CHARIS HANNING

Jacquin Trio
An audacious classical chamber ensemble, the Jacquin Trio are dedicated to exploring, expanding and celebrating music for the inimitable combination of clarinet, viola/violin and piano. Winning both the Royal Overseas League and St Martin in-the-Fields Competitions, the Jacquins have been making music together for the best part of a decade.
The trio take their name from the von Jacquin family – the original dedicatees of Mozart’s famous Kegelstatt Trio. With a line up that allows them the rare freedom of music for both violin and viola trio in a single concert, they have a vast and varied repertoire at their fingertips; from works by Mozart, Beethoven, Bruch, Schumann and Kurtag to Stravinsky’s virtuosic violin writing in The Soldier’s Tale or Bartok’s Contrasts.
Noted for their lively audience rapport and ease in a variety of settings, the Jacquins bring passion, energy and a raucous sense of fun to every performance. They were privileged to benefit from a long association with Live Music Now, where they developed a strong commitment to taking music outside of the concert hall. In 2015 they were ensemble in residence at The Forge, Camden, where they curated an adventurous series of their own, exploring some of their favourite music past and present, and in 2019 they toured New Zealand premiering their own arrangement of Brahms' Trio Op. 114.

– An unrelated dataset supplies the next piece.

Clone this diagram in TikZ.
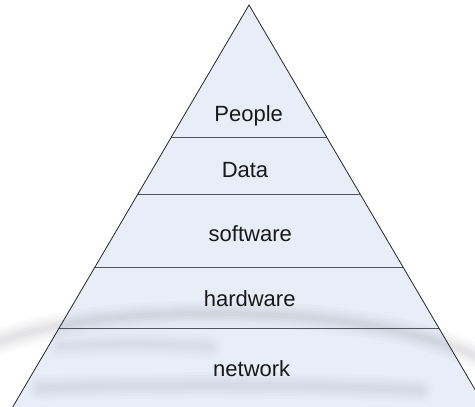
\documentclass[tikz,border=0pt]{standalone}
\usepackage{fontspec}
\setmainfont{Liberation Sans}
\begin{document}
\definecolor{tierfill}{HTML}{E8EDF7}
\definecolor{tierline}{HTML}{55555D}
\definecolor{haze}{HTML}{7A7A82}
\begin{tikzpicture}[x=1pt,y=-1pt,
  edge/.style={draw=black!85,line width=0.8pt,line join=miter},
  divider/.style={draw=tierline,line width=1.5pt},
  label/.style={anchor=base,inner sep=0pt,font=\fontsize{22}{24}\selectfont,text=black!90},
  soft/.style={draw=haze,line cap=round,line join=round}]
\useasboundingbox (0,0) rectangle (475,407);
\fill[white] (0,0) rectangle (475,407);

% pyramid corners
\coordinate (apex) at (249,5);
\coordinate (bl) at (12.7,407);
\coordinate (br) at (485.3,407);

\fill[tierfill] (apex) -- (bl) -- (br) -- cycle;

% soft grey bands lying across the lower part
\foreach \w/\o in {26/0.03,20/0.035,15/0.04,10/0.045,5/0.05}{
  \draw[soft,line width=\w pt,opacity=\o]
    (-10,345) .. controls (60,318) and (150,312) .. (240,314)
              .. controls (340,316) and (420,330) .. (485,360);
  \draw[soft,line width=\w pt,opacity=\o*0.8]
    (40,388) .. controls (150,384) and (300,384) .. (420,390);
  \draw[soft,line width=\w pt,opacity=\o*0.6]
    (60,346) .. controls (110,343) and (170,343) .. (210,347);
}

% horizontal tier borders, kept inside the pyramid
\begin{scope}
  \clip (apex) -- (bl) -- (br) -- cycle;
  \coordinate (d1l) at (0,137.7);  \coordinate (d1r) at (475,137.7);
  \coordinate (d2l) at (0,194.3);  \coordinate (d2r) at (475,194.3);
  \coordinate (d3l) at (0,267.5);  \coordinate (d3r) at (475,267.5);
  \coordinate (d4l) at (0,328.3);  \coordinate (d4r) at (475,328.3);
  \draw[divider] (d1l) -- (d1r);
  \draw[divider] (d2l) -- (d2r);
  \draw[divider] (d3l) -- (d3r);
  \draw[divider] (d4l) -- (d4r);
\end{scope}

\draw[edge] (bl) -- (apex) -- (br);

\node[label] (people)   at (248.7,121.0) {People};
\node[label] (data)     at (245.0,177.3) {Data};
\node[label] (software) at (250.3,241.7) {software};
\node[label] (hardware) at (249.7,306.0) {hardware};
\node[label] (network)  at (251.7,376.7) {network};
\end{tikzpicture}
\end{document}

They have had numerous new works written for them, most recently the award-winning Charlotte Bray’s Blaze and Fall, which was premiered at St John’s Smith Square, and an ongoing set of miniatures by eminent composer Colin Matthews
Florian Ensemble
Old meets new in a unique chamber ensemble. Using historical evidence to explore new horizons for classical music, the Florian Ensemble is a flexible chamber group of strings and piano with an intensely independent perspective on music, history and imagination.
Supported by an in-depth study of recordings made by the Czech (formerly Bohemian) Quartet in the late 1920s, their playing aims to transcend modern expectations of how musicians should interact. This engagement with early recordings opens up brand new ways of hearing and experiencing even the most familiar scores, learning from the vulnerability, intensity and involvement of performers from generations ago to show that music and its meaning is constantly changing.